**WHAT IS REQUIRED:**
Comb through the entries for "seaborn" and pull out each line that holds it.

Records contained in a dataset

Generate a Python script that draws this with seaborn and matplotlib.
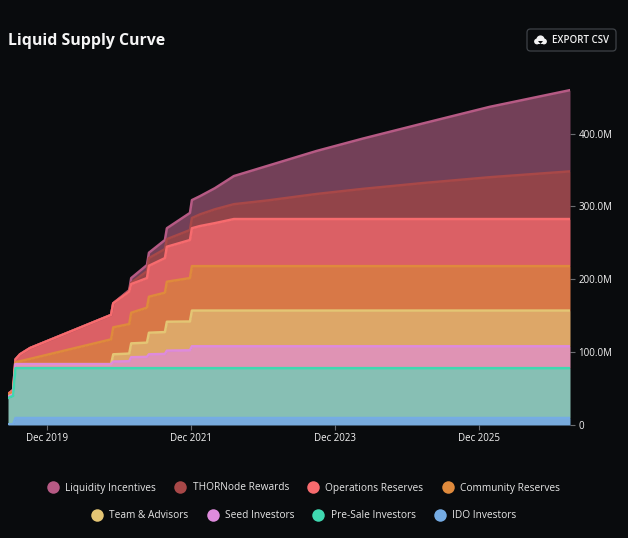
import pandas as pd
import numpy as np
import matplotlib
matplotlib.use("Agg")
import matplotlib.pyplot as plt
from matplotlib.patches import FancyBboxPatch, Circle, Polygon, Rectangle
from matplotlib.lines import Line2D
import seaborn as sns

dates = ["2019-05-17","2019-06-12","2019-06-24","2019-07-17","2019-09-06","2020-10-21","2020-11-01",
         "2021-01-21","2021-01-31","2021-04-21","2021-05-01","2021-07-21","2021-07-31","2021-11-25",
         "2021-12-05","2022-01-15","2022-04-01","2022-07-06","2022-12-20","2023-08-29","2024-04-20",
         "2025-02-19","2026-01-24","2027-03-07"]

# cumulative top of each stacked band, in millions
ido = [1,1,9.6,9.6,9.6,9.6,9.6,9.6,9.6,9.6,9.6,9.6,9.6,9.6,9.6,9.6,9.6,9.6,9.6,9.6,9.6,9.6,9.6,9.6]
presale = [37,40,78,78,78,78,78,78,78,78,78,78,78,78,78,78,78,78,78,78,78,78,78,78]
seed = [39,42,83.5,83.5,83.5,83.5,87,87.5,93,93.5,97,97.5,102,102.5,108,108,108,108,108,108,108,108,108,108]
team = [39,42,83.5,83.5,83.5,83.5,97,98,112,113,126.6,127.5,141.7,142,157,157,157,157,157,157,157,157,157,157]
community = [42,45,86,87.5,90.7,117.5,134,138.5,154,161,176,181.5,196.6,201.6,218,218,218,218,218,218,218,218,218,218]
operations = [42.5,48,90,97,105.6,151,167,183,193.4,201.6,218.5,229,244.6,253.8,270,273,277,282.6,282.6,282.6,282.6,282.6,282.6,282.6]
thornode = [42.5,48,90,97,105.6,151,167,184,195,211,229,241.4,255,267.5,284,289,296,303,308,317,324,332,340,348]
liquidity = [42.5,48,90,97,105.6,151,167,185,201.6,219.5,236.4,253.8,270,291,308.6,314,325,341.6,355.3,376,393,413.8,436.6,459.5]

names = ["Liquidity Incentives","THORNode Rewards","Operations Reserves","Community Reserves",
         "Team & Advisors","Seed Investors","Pre-Sale Investors","IDO Investors"]
line_colors = ["#B65A84","#A84848","#F76B6E","#DF8A3C","#E4C574","#DE8BDC","#3FD8B0","#75ACE4"]
fill_colors = ["#734058","#924449","#DB6065","#D87847","#DDA768","#DF93B4","#87BFB4","#78ABDC"]
y_ticks = [0,100,200,300,400]
y_labels = ["0","100.0M","200.0M","300.0M","400.0M"]
x_ticks = ["2019-12-01","2021-12-01","2023-12-01","2025-12-01"]
x_labels = ["Dec 2019","Dec 2021","Dec 2023","Dec 2025"]

BG = "#090B0D"
W, H = 628, 538
sns.set_theme(style="dark", rc={"axes.facecolor": BG, "figure.facecolor": BG})
plt.rcParams["font.family"] = ["Open Sans", "DejaVu Sans"]

fig = plt.figure(figsize=(W/100, H/100), dpi=100, facecolor=BG)
ax = fig.add_axes([8/W, 1-425/H, (570-8)/W, (425-70)/H], facecolor=BG)

t = pd.to_datetime(dates)
series = [liquidity, thornode, operations, community, team, seed, presale, ido]
zero = [0]*len(dates)
lowers = series[1:] + [zero]
for top, low, fc in zip(series, lowers, fill_colors):
    ax.fill_between(t, low, top, color=fc, lw=0, zorder=2)
for top, lc in zip(series, line_colors):
    sns.lineplot(x=t, y=top, color=lc, lw=1.8, ax=ax, zorder=3, estimator=None, errorbar=None, sort=False)

ax.set_xlim(t[0], t[-1])
ax.set_ylim(0, 355/0.72875)
ax.yaxis.tick_right()
ax.set_yticks(y_ticks, y_labels)
ax.set_xticks(pd.to_datetime(x_ticks), x_labels)
ax.tick_params(axis="both", labelsize=7.0, length=3.6, width=0.8, pad=2.5, color="#6b6e72",
               bottom=True, right=True, left=False)
ax.set_xlabel(""); ax.set_ylabel("")
ax.grid(False)
for s in ax.spines.values():
    s.set_visible(False)
for lbl in ax.get_xticklabels() + ax.get_yticklabels():
    lbl.set_color("#F2F2F2")

fig.text(8/W, 1-41/H, "Liquid Supply Curve", color="#F5F5F5", fontsize=11.4, fontweight="bold", va="center")

# export button
px = fig.add_axes([0, 0, 1, 1], facecolor="none", zorder=5)
px.set_xlim(0, W); px.set_ylim(H, 0); px.axis("off")
px.add_patch(FancyBboxPatch((527, 29), 89, 22, boxstyle="round,pad=0,rounding_size=3.5",
                            fc="none", ec="#3E4247", lw=0.9))
for cx, cy, r in [(537, 41.5, 2.9), (540.5, 39.5, 4.1), (544, 41.5, 2.9)]:
    px.add_patch(Circle((cx, cy), r, fc="#F2F2F2", ec="none"))
px.add_patch(Rectangle((537, 41), 7, 3.4, fc="#F2F2F2", ec="none"))
px.add_patch(Polygon([(538, 41), (543, 41), (540.5, 44)], fc=BG, ec="none"))
px.text(552, 40.5, "EXPORT CSV", color="#F2F2F2", fontsize=7.0, fontweight="semibold", va="center")

def legend_row(idx, y):
    handles = [Line2D([], [], marker="o", ls="", ms=9, mfc=line_colors[i], mec="none") for i in idx]
    return fig.legend(handles, [names[i] for i in idx], loc="center", bbox_to_anchor=(303.5/W, 1-y/H), ncol=4,
                      frameon=False, fontsize=7.3, labelcolor="#E6E6E6", handletextpad=0.6,
                      columnspacing=1.78, handlelength=1.2, borderpad=0)

legend_row([0,1,2,3], 488)
legend_row([4,5,6,7], 516)

fig.savefig("out.png", dpi=100, facecolor=BG)
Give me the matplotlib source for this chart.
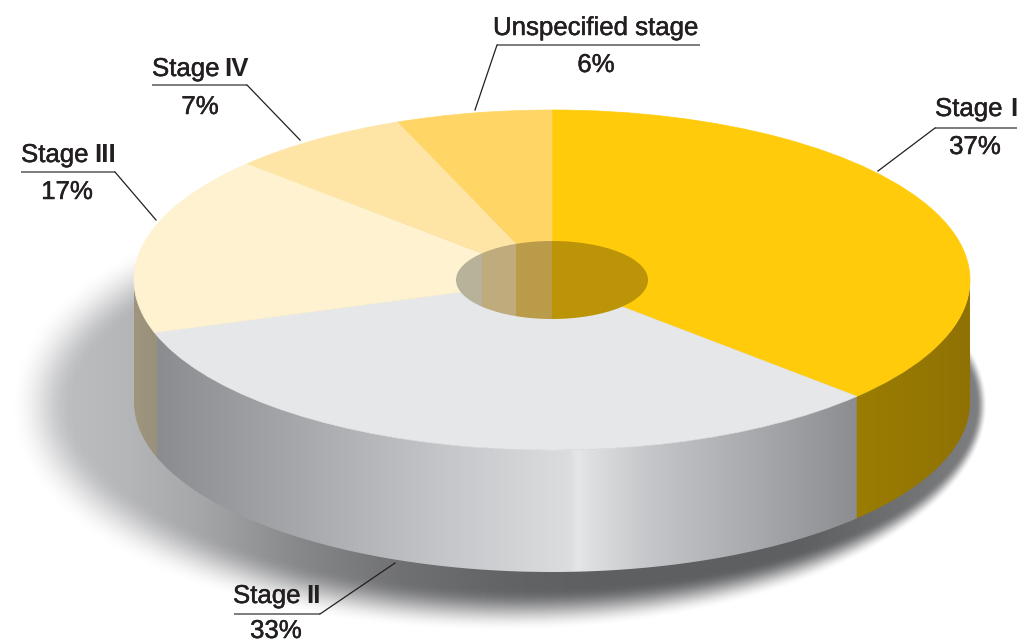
#!/usr/bin/env python

import numpy as np
import matplotlib
matplotlib.use('Agg')
import matplotlib.pyplot as plt
import matplotlib.patheffects as pe
from matplotlib.patches import Polygon, Ellipse, Rectangle
from matplotlib.colors import LinearSegmentedColormap

plt.rcParams['font.family'] = ['Liberation Sans', 'DejaVu Sans']

names = ['Stage I', 'Stage II', 'Stage III', 'Stage IV', 'Unspecified stage']
shares = [37, 33, 17, 7, 6]
colors = ['#ffcb0b', '#e6e7e8', '#fef2d0', '#fee5a6', '#ffd666']

W, H = 1022, 642
cx, cy, rx, ry, depth = 552, 280, 418, 170, 122
ink = '#231f20'

fig = plt.figure(figsize=(W / 100, H / 100), dpi=100)
back = fig.add_axes([0, 0, 1, 1])


def pixel_axes(ax):
    ax.set_xlim(0, W)
    ax.set_ylim(H, 0)
    ax.set_aspect('auto')
    ax.axis('off')


# soft shadow under the slab, darker and tighter towards the right
yy, xx = np.mgrid[0:H, 0:W] + 0.5
sx, sy, srx, sry = 512, 405, 470, 205
u, v = (xx - sx) / srx, (yy - sy) / sry
r = np.hypot(u, v) + 1e-6
grad = np.hypot(u / srx, v / sry) / r
dist = (r - 1) / grad
blur = np.interp(xx, [30, 300, 600, 800, 990], [62, 48, 40, 30, 10])
t = np.clip(0.5 - dist / blur, 0, 1)
alpha = t * t * (3 - 2 * t)
level = np.interp(xx, [30, 130, 200, 300, 400, 500, 600, 800, 990],
                  [0.76, 0.71, 0.65, 0.53, 0.44, 0.39, 0.37, 0.37, 0.50])
rgba = np.dstack([level, level + 0.003, level + 0.012, alpha])
back.imshow(rgba, extent=(0, W, H, 0), interpolation='bilinear', zorder=1)


def wall(start, stop, stops, z):
    # side of the slab between two pie angles (degrees, clockwise from top)
    th = np.radians(90 - np.linspace(start, stop, 120))
    x = cx + rx * np.cos(th)
    y = cy - ry * np.sin(th)
    pts = np.r_[np.c_[x, y], np.c_[x, y + depth][::-1]]
    poly = Polygon(pts, closed=True, transform=back.transData, fc='none', ec='none')
    back.add_patch(poly)
    x0, x1 = stops[0][0], stops[-1][0]
    cmap = LinearSegmentedColormap.from_list(
        'wall', [((p - x0) / (x1 - x0), c) for p, c in stops], N=512)
    im = back.imshow(np.linspace(0, 1, 512)[None, :], cmap=cmap, aspect='auto',
                     extent=(x0, x1, y.max() + depth + 2, y.min() - 2), zorder=z)
    im.set_clip_path(poly)


edges = np.cumsum(shares) / np.sum(shares) * 360
# gold and tan run a little under the grey so no seam shows
wall(edges[0] + 2, 90, [(845, '#9c7e02'), (970, '#8f7204')], 2)
wall(edges[1] - 2, 270, [(134, '#a0967f'), (170, '#968d79')], 2)
wall(edges[0], edges[1], [(157, '#8b8c90'), (300, '#a7a8ac'), (450, '#c6c7cb'),
                          (570, '#dcddde'), (578, '#e5e6e7'), (592, '#dddee0'),
                          (650, '#c5c6c9'), (750, '#aaabaf'), (858, '#8c8d91')], 3)
pixel_axes(back)

# top of the slab
top = fig.add_axes([(cx - rx) / W, 1 - (cy + ry) / H, 2 * rx / W, 2 * ry / H])
wedges, _ = top.pie(shares, colors=colors, startangle=90, counterclock=False, radius=1)
for w in wedges:
    w.set_edgecolor(w.get_facecolor())
    w.set_linewidth(0.5)
top.set_aspect('auto')
top.set_xlim(-1, 1)
top.set_ylim(-1, 1)
top.patch.set_alpha(0)
top.axis('off')

front = fig.add_axes([0, 0, 1, 1])
front.patch.set_alpha(0)
pixel_axes(front)

# centre hole, banded like the original
hole = Ellipse((cx, 280), 192, 78, fc='none', ec='none', transform=front.transData)
front.add_patch(hole)
bands = [(456, 482, '#b8b29a'), (482, 516, '#bfab7b'), (516, 552, '#b99b49'), (552, 649, '#bb9408')]
for x0, x1, c in bands:
    band = Rectangle((x0, 235), x1 - x0, 90, fc=c, ec='none', zorder=3)
    front.add_patch(band)
    band.set_clip_path(hole)

# name, numeral, name left x, numeral right x, baseline, rule y, rule x range, leader end, pct x, pct baseline
labels = [
    ('Stage', 'I', 935, 1017, 116, 128, (935, 1017), (878, 171), 975, 154),
    ('Stage', 'II', 233, 321, 603, 614, (234, 320), (395, 563), 276, 638),
    ('Stage', 'III', 21, 116, 162, 172, (21, 115), (156, 220), 67, 199),
    ('Stage', 'IV', 152, 249, 76, 85, (152, 247), (300, 140), 200, 114),
    ('Unspecified stage', '', 493, 701, 35, 45, (497, 700), (475, 110), 596, 72),
]
pcts = [str(s) + '%' for s in shares]
heavier = [pe.withStroke(linewidth=0.35, foreground=ink)]
fs = 18.6

for (word, num, xl, xr, base, rule, (r0, r1), end, px, pbase), pct in zip(labels, pcts):
    front.text(xl, base, word, fontsize=fs, color=ink, ha='left', va='baseline', path_effects=heavier)
    if num:
        front.text(xr, base, num, fontsize=fs, color=ink, ha='right', va='baseline', fontweight='bold')
    front.text(px, pbase, pct, fontsize=fs, color=ink, ha='center', va='baseline', path_effects=heavier)
    front.plot([r0, r1], [rule, rule], color='#58595b', lw=1.1, solid_capstyle='butt')
    corner = r0 if end[0] < (r0 + r1) / 2 else r1
    front.plot([corner, end[0]], [rule, end[1]], color=ink, lw=0.9)

pixel_axes(front)
fig.savefig('out.png', dpi=100)
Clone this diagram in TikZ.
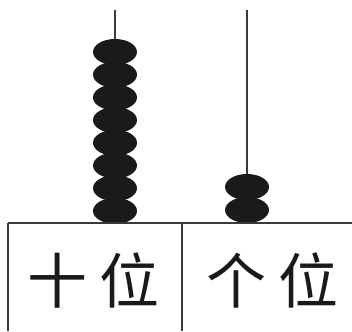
\documentclass[tikz,border=0pt]{standalone}
\usepackage{fontspec}
\newfontfamily\cjk{Noto Sans CJK SC}
\definecolor{ink}{HTML}{1A1A1A}
\definecolor{frame}{HTML}{3A3A3A}
\begin{document}
\begin{tikzpicture}[x=1pt,y=-1pt,
  bead/.style={fill=ink,draw=none},
  rod/.style={draw=frame,line width=1.3pt},
  framel/.style={draw=frame,line width=1.6pt},
  label/.style={font=\cjk\fontsize{60}{60}\selectfont,text=ink,inner sep=0pt}]
\useasboundingbox (0,0) rectangle (352,331);
% rods
\coordinate (lt) at (115,10);
\coordinate (lb) at (115,200);
\coordinate (rt) at (247,10);
\coordinate (rb) at (247,200);
\draw[rod] (lt) -- (lb);
\draw[rod] (rt) -- (rb);
% beads tens
\foreach \i in {0,...,7}{
  \fill[bead] (115,{52+\i*22.7}) ellipse [x radius=22, y radius=13];
}
% beads ones
\foreach \i in {0,1}{
  \fill[bead] (247,{187+\i*23}) ellipse [x radius=22, y radius=13];
}
% frame
\coordinate (tl) at (8,223);
\coordinate (tr) at (352,223);
\coordinate (bl) at (8,331);
\coordinate (tm) at (182,223);
\coordinate (bm) at (182,331);
\draw[framel] (tl) -- (tr);
\draw[framel] (tl) -- (bl);
\draw[framel] (tm) -- (bm);
% labels
\node[label] (ten) at (93,280) {十\hspace{12pt}位};
\node[label] (one) at (272,280) {个\hspace{12pt}位};
\end{tikzpicture}
\end{document}
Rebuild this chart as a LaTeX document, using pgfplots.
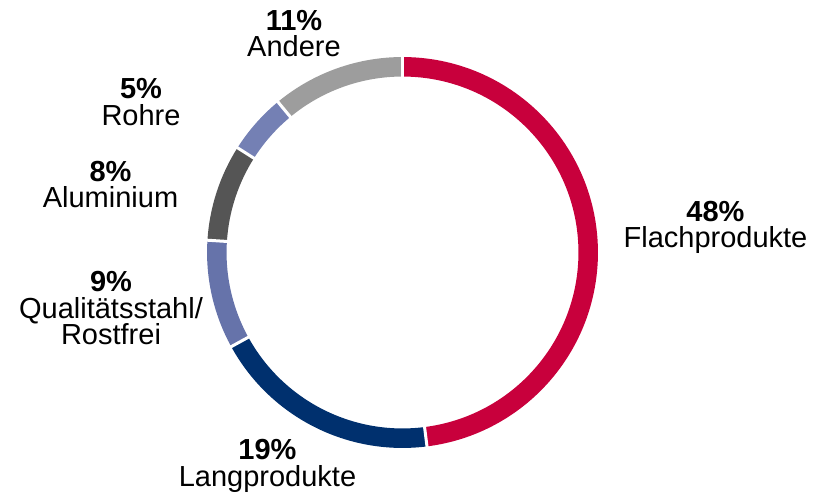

**RESPONSE BELOW:**
Generate a Python script that draws this with seaborn and matplotlib.
import seaborn as sns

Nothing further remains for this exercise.